PROBLEM DETAILS: Write each line of the material exactly as given, from the top through the line that contains "cb_ends = [-11.52, 3.80]", and omit all pictures.

DATA LINES:
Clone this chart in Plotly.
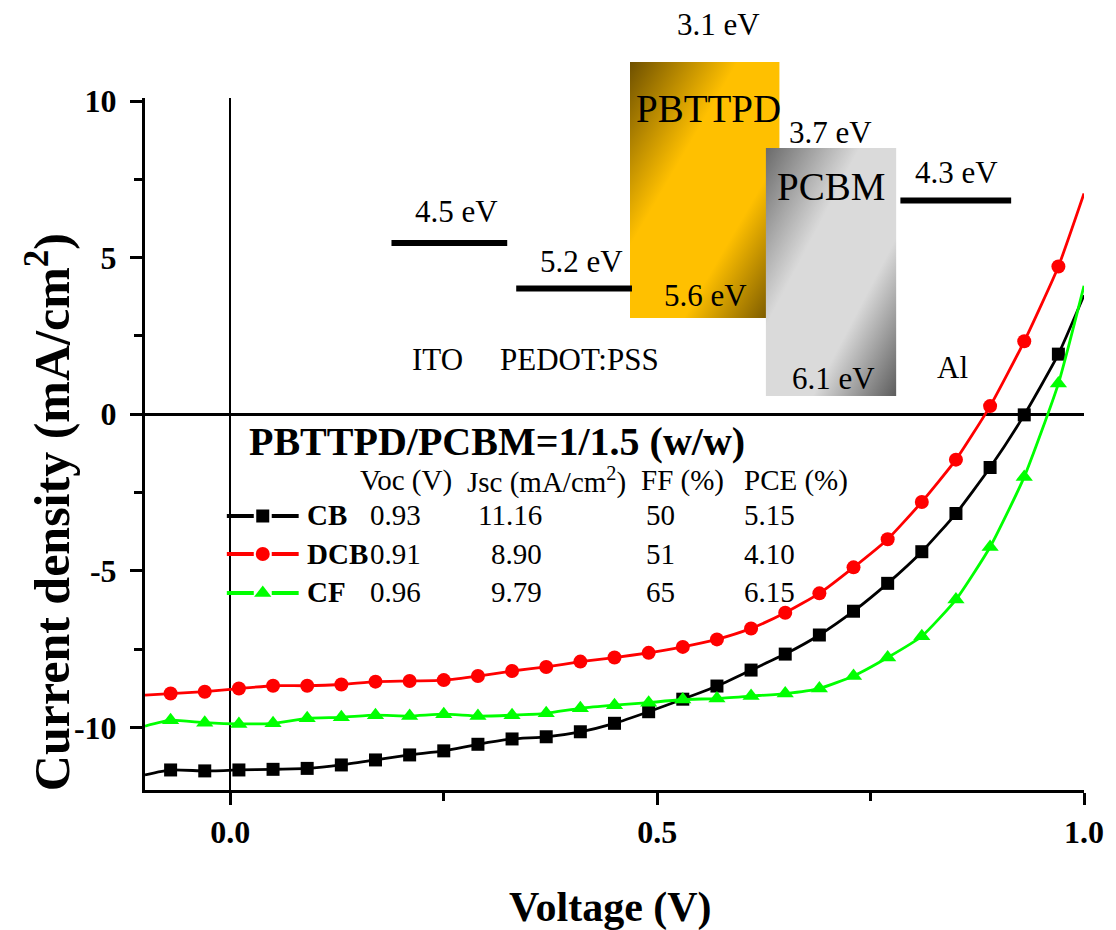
import base64
import plotly.graph_objects as go

# ---------------- data ----------------
voltage_marks = [-0.07, -0.03, 0.01, 0.05, 0.09, 0.13, 0.17, 0.21, 0.25, 0.29,
                 0.33, 0.37, 0.41, 0.45, 0.49, 0.53, 0.57, 0.61, 0.65, 0.69,
                 0.73, 0.77, 0.81, 0.85, 0.89, 0.93, 0.97]
voltage_ends = [-0.10, 1.00]

cb_marks = [-11.36, -11.39, -11.36, -11.34, -11.31, -11.20, -11.04, -10.88, -10.75, -10.54,
            -10.37, -10.30, -10.14, -9.87, -9.50, -9.10, -8.68, -8.17, -7.66, -7.05,
            -6.29, -5.40, -4.39, -3.17, -1.70, -0.02, 1.92]
cb_ends = [-11.52, 3.80]

dcb_marks = [-8.92, -8.86, -8.76, -8.67, -8.67, -8.63, -8.54, -8.52, -8.49, -8.36,
             -8.20, -8.07, -7.90, -7.77, -7.62, -7.43, -7.19, -6.84, -6.34, -5.72,
             -4.89, -3.99, -2.80, -1.45, 0.26, 2.33, 4.72]
dcb_ends = [-8.97, 7.05]

cf_marks = [-9.77, -9.85, -9.89, -9.87, -9.71, -9.68, -9.61, -9.64, -9.58, -9.64,
            -9.61, -9.55, -9.39, -9.29, -9.21, -9.11, -9.08, -9.00, -8.92, -8.76,
            -8.36, -7.77, -7.09, -5.92, -4.24, -2.00, 0.98]
cf_ends = [-9.96, 4.10]

series_names = ["CB", "DCB", "CF"]
voc_values = ["0.93", "0.91", "0.96"]
jsc_values = ["11.16", "8.90", "9.79"]
ff_values = ["50", "51", "65"]
pce_values = ["5.15", "4.10", "6.15"]

x_tickvals = [0.0, 0.5, 1.0]
x_ticktext = ["0.0", "0.5", "1.0"]
y_tickvals = [10, 5, 0, -5, -10]
y_ticktext = ["10", "5", "0", "-5", "-10"]

# ---------------- styling ----------------
# the page body has an 8px margin: lay out in window pixels, shifted by OFF
OFF = 8
W, H = 1116 - OFF, 930 - OFF
ML, MR, MT, MB = 145 - OFF, 30, 98 - OFF, 140
PW, PH = W - ML - MR, H - MT - MB
SERIF = "Liberation Serif, Times New Roman, serif"
colors = ["#000000", "#ff0000", "#00ff00"]
symbols = ["square", "circle", "triangle-up"]
msizes = [13, 14, 15]


def fx(p):
    return (p - OFF - ML) / PW


def fy(p):
    return (MT + PH - (p - OFF)) / PH


fig = go.Figure()

all_marks = [cb_marks, dcb_marks, cf_marks]
all_ends = [cb_ends, dcb_ends, cf_ends]
for name, m, e, c, s, ms in zip(series_names, all_marks, all_ends, colors, symbols, msizes):
    xs = [voltage_ends[0]] + voltage_marks + [voltage_ends[1]]
    ys = [e[0]] + m + [e[1]]
    sizes = [0] + [ms] * len(m) + [0]
    fig.add_trace(go.Scatter(
        x=xs, y=ys, mode="lines+markers", name=name,
        line=dict(color=c, width=2.8, shape="spline", smoothing=0.5),
        marker=dict(symbol=s, size=sizes, color=c, opacity=1, line=dict(width=0)),
        cliponaxis=True, showlegend=False))

# legend samples on an overlay axis spanning the plot area (0..1)
row_y = [516, 554, 593]
for i, (c, s, ms) in enumerate(zip(colors, symbols, msizes)):
    yy = fy(row_y[i])
    fig.add_trace(go.Scatter(
        x=[fx(227), fx(254), None, fx(272), fx(299)], y=[yy, yy, None, yy, yy],
        mode="lines", line=dict(color=c, width=4), xaxis="x2", yaxis="y2",
        showlegend=False, hoverinfo="skip"))
    fig.add_trace(go.Scatter(
        x=[fx(263)], y=[yy], mode="markers",
        marker=dict(symbol=s, size=ms, color=c, opacity=1, line=dict(width=0)),
        xaxis="x2", yaxis="y2", showlegend=False, hoverinfo="skip"))

annotations = []


def txt(text, x, y, size, bold=False, xanchor="center", yanchor="middle", angle=0):
    annotations.append(dict(
        text=text, x=fx(x), y=fy(y), xref="paper", yref="paper",
        xanchor=xanchor, yanchor=yanchor, showarrow=False, textangle=angle,
        font=dict(family=SERIF, size=size, color="black",
                  weight="bold" if bold else "normal")))


# axis titles
txt("Current density (mA/cm<sup>2</sup>)", 48, 512, 50, bold=True, angle=-90)
txt("Voltage (V)", 611, 907, 42, bold=True)

# energy diagram texts
EV = 31
txt("3.1 eV", 720, 24, EV)
txt("PBTTPD", 710, 109, 39)
txt("3.7 eV", 832, 132, EV)
txt("PCBM", 832, 186, 39)
txt("4.3 eV", 958, 172, EV)
txt("4.5 eV", 457, 212, EV)
txt("5.2 eV", 582, 261, EV)
txt("5.6 eV", 707, 295, EV)
txt("6.1 eV", 835, 378, EV)
txt("ITO", 438, 359, EV)
txt("PEDOT:PSS", 580, 359, EV)
txt("Al", 954, 367, EV)

# table
txt("PBTTPD/PCBM=1/1.5 (w/w)", 247, 441, 40, bold=True, xanchor="left")
txt("Voc (V)", 358, 480, 29, xanchor="left")
txt("Jsc (mA/cm<sup>2</sup>)", 466, 480, 29, xanchor="left")
txt("FF (%)", 640, 480, 29, xanchor="left")
txt("PCE (%)", 743, 480, 29, xanchor="left")
for i in range(3):
    yc = [515, 554, 592][i]
    txt(series_names[i], 305, yc, 29, bold=True, xanchor="left")
    txt(voc_values[i], 424, yc, 29, xanchor="right")
    txt(jsc_values[i], 545, yc, 29, xanchor="right")
    txt(ff_values[i], 662, yc, 29)
    txt(pce_values[i], 743, yc, 29, xanchor="left")

# energy level bars
shapes = []
for (x0, x1, y) in [(392, 508, 243), (517, 633, 288.5), (902, 1013, 200.5)]:
    shapes.append(dict(type="line", xref="paper", yref="paper",
                       x0=fx(x0), x1=fx(x1), y0=fy(y), y1=fy(y),
                       line=dict(color="black", width=6)))


def grad_svg(c_dark1, c_light, c_dark2):
    svg = ("<svg xmlns='http://www.w3.org/2000/svg' width='100' height='100' "
           "viewBox='0 0 100 100' preserveAspectRatio='none'><defs>"
           "<linearGradient id='g' x1='0' y1='0' x2='1' y2='1'>"
           f"<stop offset='0' stop-color='{c_dark1}'/>"
           f"<stop offset='0.36' stop-color='{c_light}'/>"
           f"<stop offset='0.68' stop-color='{c_light}'/>"
           f"<stop offset='1' stop-color='{c_dark2}'/>"
           "</linearGradient></defs><rect x='0' y='0' width='100' height='100' fill='url(#g)'/></svg>")
    return "data:image/svg+xml;base64," + base64.b64encode(svg.encode()).decode()


images = []
for (x0, x1, y0, y1, cols) in [(631, 781, 62, 318, ("#6e5000", "#ffc000", "#6a4d00")),
                               (767, 898, 148, 396, ("#6a6a6a", "#dadada", "#5c5c5c"))]:
    images.append(dict(source=grad_svg(*cols), xref="paper", yref="paper",
                       x=fx(x0), y=fy(y0), sizex=(x1 - x0) / PW, sizey=(y1 - y0) / PH,
                       xanchor="left", yanchor="top", sizing="stretch", layer="above"))

tickfont = dict(family=SERIF, size=32, color="black", weight="bold")
fig.update_layout(
    width=W, height=H, margin=dict(l=ML, r=MR, t=MT, b=MB),
    paper_bgcolor="white", plot_bgcolor="white", showlegend=False,
    xaxis=dict(range=[-0.1, 1.0], showgrid=False, zeroline=True, zerolinecolor="black",
               zerolinewidth=2, showline=True, linecolor="black", linewidth=3,
               ticks="outside", ticklen=12, tickwidth=3, tickcolor="black",
               tickvals=x_tickvals, ticktext=x_ticktext, tickfont=tickfont,
               minor=dict(dtick=0.25, tick0=0, ticks="outside", ticklen=8, tickwidth=3,
                          tickcolor="black", showgrid=False)),
    yaxis=dict(range=[-12, 10.1], showgrid=False, zeroline=True, zerolinecolor="black",
               zerolinewidth=3, showline=True, linecolor="black", linewidth=3,
               ticks="outside", ticklen=12, tickwidth=3, tickcolor="black",
               ticklabelstandoff=7,
               tickvals=y_tickvals, ticktext=y_ticktext, tickfont=tickfont,
               minor=dict(dtick=2.5, tick0=0, ticks="outside", ticklen=8, tickwidth=3,
                          tickcolor="black", showgrid=False)),
    xaxis2=dict(range=[0, 1], overlaying="x", anchor="y2", visible=False, fixedrange=True),
    yaxis2=dict(range=[0, 1], overlaying="y", anchor="x2", visible=False, fixedrange=True),
    annotations=annotations, shapes=shapes, images=images,
)

fig.write_html("out.html")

THE REPLY:
Clone this chart in Plotly.
import base64
import plotly.graph_objects as go

# ---------------- data ----------------
voltage_marks = [-0.07, -0.03, 0.01, 0.05, 0.09, 0.13, 0.17, 0.21, 0.25, 0.29,
                 0.33, 0.37, 0.41, 0.45, 0.49, 0.53, 0.57, 0.61, 0.65, 0.69,
                 0.73, 0.77, 0.81, 0.85, 0.89, 0.93, 0.97]
voltage_ends = [-0.10, 1.00]

cb_marks = [-11.36, -11.39, -11.36, -11.34, -11.31, -11.20, -11.04, -10.88, -10.75, -10.54,
            -10.37, -10.30, -10.14, -9.87, -9.50, -9.10, -8.68, -8.17, -7.66, -7.05,
            -6.29, -5.40, -4.39, -3.17, -1.70, -0.02, 1.92]
cb_ends = [-11.52, 3.80]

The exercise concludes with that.